The upside of your autistic 9-year-old making crazy massive gains? Obvious, I hope.

The downside? Realizing that one day in the not-so-distant future, when he’s made even more progress, you might get called out on all the crap you said and did when you thought he wasn’t tuned in–and when he wasn’t good enough at talking to tell you to shut up and quit it already.

So in the spirit of teshuvah (repentance), specifically the custom of making amends during the High Holidays, I have begun compiling a list of apologies I’m (hopefully) going to make to my son Benjamin when he’s finally able to let me know what he was thinking but couldn’t say.
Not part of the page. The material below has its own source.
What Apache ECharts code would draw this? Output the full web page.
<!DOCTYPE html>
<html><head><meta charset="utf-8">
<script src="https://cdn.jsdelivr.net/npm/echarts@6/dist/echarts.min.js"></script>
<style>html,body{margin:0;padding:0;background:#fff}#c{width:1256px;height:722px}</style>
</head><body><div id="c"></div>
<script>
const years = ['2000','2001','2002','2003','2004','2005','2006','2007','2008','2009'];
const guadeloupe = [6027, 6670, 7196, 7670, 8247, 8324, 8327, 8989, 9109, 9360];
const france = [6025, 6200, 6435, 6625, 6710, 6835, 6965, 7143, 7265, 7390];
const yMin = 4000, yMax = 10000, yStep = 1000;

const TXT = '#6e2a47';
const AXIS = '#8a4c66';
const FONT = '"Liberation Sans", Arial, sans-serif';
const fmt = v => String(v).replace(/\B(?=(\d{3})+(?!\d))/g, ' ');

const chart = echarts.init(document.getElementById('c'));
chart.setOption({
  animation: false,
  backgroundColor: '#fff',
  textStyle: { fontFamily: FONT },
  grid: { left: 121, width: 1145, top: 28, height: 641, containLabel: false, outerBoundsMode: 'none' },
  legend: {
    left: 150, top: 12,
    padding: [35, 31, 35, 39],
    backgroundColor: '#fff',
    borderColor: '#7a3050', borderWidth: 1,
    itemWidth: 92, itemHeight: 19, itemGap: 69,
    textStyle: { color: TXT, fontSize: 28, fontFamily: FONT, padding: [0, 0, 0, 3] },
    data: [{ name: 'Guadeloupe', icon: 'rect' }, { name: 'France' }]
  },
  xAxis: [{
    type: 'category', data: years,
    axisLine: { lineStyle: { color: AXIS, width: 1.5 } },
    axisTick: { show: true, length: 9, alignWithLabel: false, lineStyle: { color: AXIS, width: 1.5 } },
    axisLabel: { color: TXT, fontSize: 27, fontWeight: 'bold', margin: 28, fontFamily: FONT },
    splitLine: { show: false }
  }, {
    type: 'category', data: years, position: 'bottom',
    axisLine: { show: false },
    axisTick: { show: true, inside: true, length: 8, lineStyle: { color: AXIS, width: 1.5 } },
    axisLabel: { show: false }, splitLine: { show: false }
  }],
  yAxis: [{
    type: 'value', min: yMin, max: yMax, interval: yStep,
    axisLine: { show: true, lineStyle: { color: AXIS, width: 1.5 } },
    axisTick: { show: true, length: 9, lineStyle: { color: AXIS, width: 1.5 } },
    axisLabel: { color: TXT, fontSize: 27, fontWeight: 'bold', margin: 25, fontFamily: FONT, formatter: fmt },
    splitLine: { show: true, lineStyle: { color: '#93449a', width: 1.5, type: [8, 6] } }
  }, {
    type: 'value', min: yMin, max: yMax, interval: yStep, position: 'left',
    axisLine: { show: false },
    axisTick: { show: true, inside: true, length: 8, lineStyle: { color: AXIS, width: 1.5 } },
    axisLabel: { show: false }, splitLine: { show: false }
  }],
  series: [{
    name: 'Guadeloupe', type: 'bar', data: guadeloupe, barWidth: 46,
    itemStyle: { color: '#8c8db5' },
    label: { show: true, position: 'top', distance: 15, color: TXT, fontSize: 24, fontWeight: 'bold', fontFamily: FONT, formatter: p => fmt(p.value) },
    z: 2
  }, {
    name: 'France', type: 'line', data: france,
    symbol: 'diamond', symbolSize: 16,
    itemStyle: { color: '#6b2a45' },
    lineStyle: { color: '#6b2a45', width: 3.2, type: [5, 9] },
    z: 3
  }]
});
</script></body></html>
1. Sorry you had to listen to me constantly hypothesizing about your moods. (“Maybe he’s just hyper/angry/sad because he needs the bathroom,” was particularly grating, I imagine.)
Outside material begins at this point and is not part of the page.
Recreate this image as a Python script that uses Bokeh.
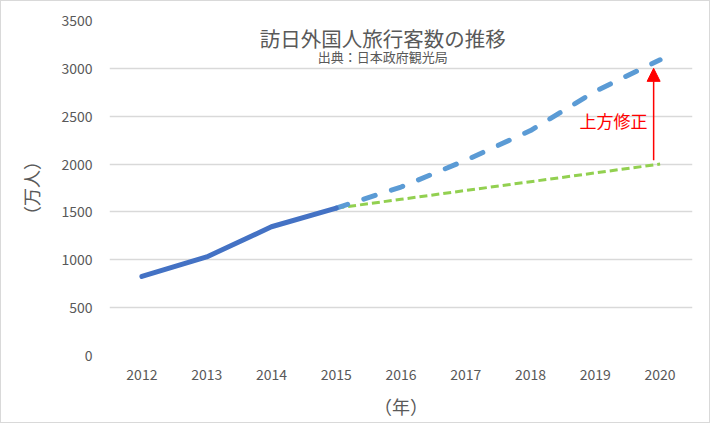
from bokeh.plotting import figure
from bokeh.models import Range1d, FixedTicker, Label, Arrow, NormalHead
from bokeh.embed import file_html
from bokeh.resources import INLINE

# data
years_actual = [2012, 2013, 2014, 2015]
visitors_actual = [826, 1030, 1345, 1540]
years_proj = [2015, 2016, 2017, 2018, 2019, 2020]
visitors_revised = [1540, 1760, 2040, 2350, 2760, 3090]
visitors_original = [1540, 1632, 1724, 1816, 1908, 2000]
x_ticks = [2012, 2013, 2014, 2015, 2016, 2017, 2018, 2019, 2020]
y_ticks = [0, 500, 1000, 1500, 2000, 2500, 3000, 3500]
title_text = "訪日外国人旅行客数の推移"
subtitle_text = "出典：日本政府観光局"
annotation_text = "上方修正"
arrow_x = 2019.9
arrow_from = 2040
arrow_to = 3000

JP = "Noto Sans CJK JP"
GRAY = "#595959"

p = figure(width=710, height=423, output_backend="svg", toolbar_location=None,
           x_range=Range1d(2011.5, 2020.5), y_range=Range1d(0, 3500),
           min_border_left=108, min_border_right=19, min_border_top=19, min_border_bottom=69)
p.styles = {"border": "1px solid #d9d9d9"}
p.outline_line_color = None
p.background_fill_color = "white"
p.border_fill_color = "white"

p.xgrid.visible = False
p.ygrid.grid_line_color = "#d9d9d9"
p.ygrid.grid_line_width = 1.5

p.xaxis.ticker = FixedTicker(ticks=x_ticks)
p.yaxis.ticker = FixedTicker(ticks=y_ticks)
for ax in (p.xaxis, p.yaxis):
    ax.axis_line_color = None
    ax.major_tick_line_color = None
    ax.minor_tick_line_color = None
    ax.major_label_text_font = JP
    ax.major_label_text_font_size = "14px"
    ax.major_label_text_color = GRAY
    ax.axis_label_text_font = JP
    ax.axis_label_text_font_size = "18px"
    ax.axis_label_text_color = GRAY
    ax.axis_label_text_font_style = "normal"
p.yaxis.major_label_standoff = 11
p.xaxis.major_label_standoff = 7
p.xaxis.axis_label = "（年）"
p.yaxis.axis_label = "（万人）"
p.xaxis.axis_label_standoff = 10
p.yaxis.axis_label_standoff = 14

p.line(years_proj, visitors_original, line_color="#92D050", line_width=3, line_dash="8 4")
p.line(years_proj, visitors_revised, line_color="#5B9BD5", line_width=5, line_dash="12 17", line_cap="round")
p.line(years_actual, visitors_actual, line_color="#4472C4", line_width=5, line_cap="round", line_join="round")

p.add_layout(Arrow(end=NormalHead(size=13, fill_color="red", line_color="red"),
                   x_start=arrow_x, y_start=arrow_from, x_end=arrow_x, y_end=arrow_to,
                   line_color="red", line_width=1.5))

p.add_layout(Label(x=2019.28, y=2460, text=annotation_text, text_font=JP, text_font_size="17px",
                   text_color="red", text_align="center", text_baseline="middle"))
p.add_layout(Label(x=2015.72, y=3320, text=title_text, text_font=JP, text_font_size="20.5px",
                   text_color=GRAY, text_align="center", text_baseline="middle"))
p.add_layout(Label(x=2015.72, y=3128, text=subtitle_text, text_font=JP, text_font_size="13px",
                   text_color=GRAY, text_align="center", text_baseline="middle"))

open("out.html", "w").write(file_html(p, INLINE))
2. Sorry about prodding you to recite songs or new words you’d learned, like you were a parrot or something. It’s just that I was so proud of you, and I’m sure that now I still think there’s nothing on earth cuter than 6-year-old Benjamin’s rendition of Brass Monkey.

3. Sorry for all of those quiet car rides. I knew I should have made a point of carrying on one-sided conversations with you because it would have maybe helped you acquire language, but I really, really liked the silence.
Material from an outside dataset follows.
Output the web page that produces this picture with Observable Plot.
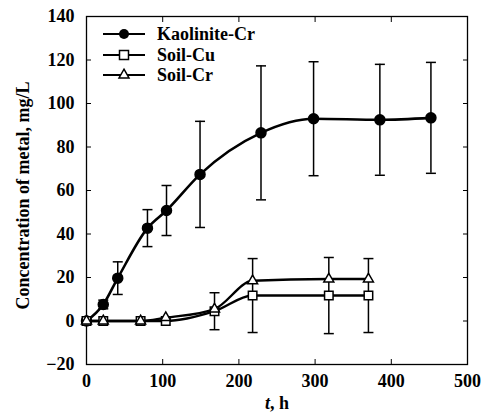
<!DOCTYPE html>
<html><head><meta charset="utf-8">
<script src="https://cdn.jsdelivr.net/npm/d3@7"></script>
<script src="https://cdn.jsdelivr.net/npm/@observablehq/plot@0.6"></script>
<style>
body{margin:0;background:#fff;}
#wrap{position:relative;width:492px;height:414px;}
svg{font-family:"Liberation Serif","Times New Roman",serif;}
</style></head><body><div id="wrap"></div>
<script>
// ---- data ----
const kaolTime = [0, 22, 41, 80, 105, 149, 229, 298, 385, 452];
const kaolConc = [0, 7.6, 19.7, 42.7, 50.8, 67.4, 86.5, 93, 92.5, 93.4];
const kaolErr  = [0, 2, 7.5, 8.5, 11.5, 24.4, 30.8, 26.2, 25.5, 25.5];

const soilTime = [0, 22, 71, 104, 168, 218, 318, 370];
const soilCu   = [0, 0, 0, 0, 4.5, 11.7, 11.7, 11.7];
const soilCuErr= [0, 0, 0, 0, 8.5, 17, 17.5, 17];
const soilCr   = [0, 0, 0, 1.5, 5.5, 18.5, 19.3, 19.3];

const xTicks = [0, 100, 200, 300, 400, 500];
const yTicks = [-20, 0, 20, 40, 60, 80, 100, 120, 140];
const seriesNames = ["Kaolinite-Cr", "Soil-Cu", "Soil-Cr"];
const yLabel = "Concentration of metal, mg/L";

// ---- tables ----
const kaol = kaolTime.map((t, i) => ({t, c: kaolConc[i], e: kaolErr[i]}));
const cu = soilTime.map((t, i) => ({t, c: soilCu[i], e: soilCuErr[i]}));
const cr = soilTime.map((t, i) => ({t, c: soilCr[i]}));
const kaolE = kaol.filter(d => d.e > 0);
const cuE = cu.filter(d => d.e > 0);

const capSymbol = {draw(ctx, size) {const w = Math.sqrt(size / Math.PI); ctx.moveTo(-w, 0); ctx.lineTo(w, 0);}};

function errMarks(data) {
  return [
    Plot.ruleX(data, {x: "t", y1: d => d.c - d.e, y2: d => d.c + d.e, stroke: "#000", strokeWidth: 1.5}),
    Plot.dot(data, {x: "t", y: d => d.c + d.e, symbol: capSymbol, r: 5, stroke: "#000", strokeWidth: 1.5}),
    Plot.dot(data, {x: "t", y: d => d.c - d.e, symbol: capSymbol, r: 5, stroke: "#000", strokeWidth: 1.5})
  ];
}

const svg = Plot.plot({
  width: 492, height: 414,
  marginLeft: 86, marginRight: 25, marginTop: 16, marginBottom: 50,
  style: {fontFamily: "Liberation Serif, serif", fontSize: "18px", color: "#000", background: "#fff"},
  x: {domain: [0, 500]},
  y: {domain: [-20, 140]},
  marks: [
    Plot.frame({stroke: "#000", strokeWidth: 1.3}),
    Plot.axisX({anchor: "bottom", ticks: xTicks, tickSize: -5, tickPadding: 15, label: null, fontWeight: "bold", fontSize: 18}),
    Plot.axisX({anchor: "top", ticks: xTicks, tickSize: -5, tickFormat: () => "", label: null}),
    Plot.axisY({anchor: "left", ticks: yTicks, tickSize: -5, tickPadding: 17, label: null, fontWeight: "bold", fontSize: 18}),
    Plot.axisY({anchor: "right", ticks: yTicks, tickSize: -5, tickFormat: () => "", label: null}),
    ...errMarks(kaolE),
    ...errMarks(cuE),
    Plot.line(kaol, {x: "t", y: "c", curve: "monotone-x", stroke: "#000", strokeWidth: 2.6}),
    Plot.dot(kaol, {x: "t", y: "c", r: 5, fill: "#000", stroke: "#000"}),
    Plot.line(cu, {x: "t", y: "c", curve: "monotone-x", stroke: "#000", strokeWidth: 2.4}),
    Plot.line(cr, {x: "t", y: "c", curve: "monotone-x", stroke: "#000", strokeWidth: 2.4}),
    Plot.dot(cu, {x: "t", y: "c", symbol: "square", r: 4.8, fill: "#fff", stroke: "#000", strokeWidth: 1.5}),
    Plot.dot(cr, {x: "t", y: "c", symbol: "triangle", r: 3.7, fill: "#fff", stroke: "#000", strokeWidth: 1.5}),
    Plot.text([yLabel], {frameAnchor: "left", rotate: -90, dx: -63, dy: 5, textAnchor: "middle", lineAnchor: "middle", text: d => d, fontSize: 18, fontWeight: "bold", fill: "#000"}),
    Plot.text(["t, h"], {frameAnchor: "bottom", dy: 39, textAnchor: "middle", lineAnchor: "middle", text: d => d, fontSize: 18, fontWeight: "bold", fill: "#000"})
  ]
});

const sel = d3.select(svg);
// italic t in the x label
sel.selectAll("text").each(function() {
  const t = d3.select(this);
  if (this.textContent === "t, h") {
    t.text(null);
    t.append("tspan").attr("font-style", "italic").text("t");
    t.append("tspan").text(", h");
  }
});

// legend
const lg = sel.append("g").attr("transform", "translate(103,0)").attr("text-anchor", "start");
const rows = [34, 55, 75];
seriesNames.forEach((name, i) => {
  const g = lg.append("g").attr("transform", `translate(0,${rows[i]})`);
  g.append("line").attr("x1", 0).attr("x2", 42).attr("stroke", "#000").attr("stroke-width", 2);
  if (i === 0) g.append("circle").attr("cx", 21).attr("r", 5).attr("fill", "#000");
  if (i === 1) g.append("rect").attr("x", 16.5).attr("y", -4.5).attr("width", 9).attr("height", 9).attr("fill", "#fff").attr("stroke", "#000").attr("stroke-width", 1.5);
  if (i === 2) g.append("path").attr("d", d3.symbol(d3.symbolTriangle, 43)()).attr("transform", "translate(21,0)").attr("fill", "#fff").attr("stroke", "#000").attr("stroke-width", 1.5);
  g.append("text").attr("x", 54).attr("dy", "0.35em").attr("font-size", 18).attr("font-weight", "bold").attr("fill", "#000").attr("text-anchor", "start").text(name);
});

document.getElementById("wrap").appendChild(svg);
</script>
</body></html>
4. Sorry for assuming you didn’t like the silence, too. Did you?

5. Sorry for all the non-quiet car rides, when I made you listen to boring talk radio and inappropriate podcasts. (And sorry for being secretly pissed, when during my Marc Maron phase, you yelled, “I want music!” after you’d had enough of his neurosis)

6. Sorry for acting like you’d just walked on the moon the first time I saw you make a Lego model. I had a feeling you were probably all like, “Duh–next time if you want me to do something new, just show me how.” After that we realized how quickly you picked things up.

7. Sorry for all those times I played the autism card. Even though your diagnoses did have something to do with why you’d, say, look through strangers’ bags or go mental when we had to share an elevator with a dog, I should have thought about the fact that you might not want me blurting it out like that.

8. Sorry for letting you get away with so many things I never let your siblings get away with. Not that you’re necessarily angry about this one, but giving you a little more credit probably would have been good for you.

9. Um, sorry for mining your life for so many essays and blog posts. Somehow I think I’m going to be paying for this one for a while.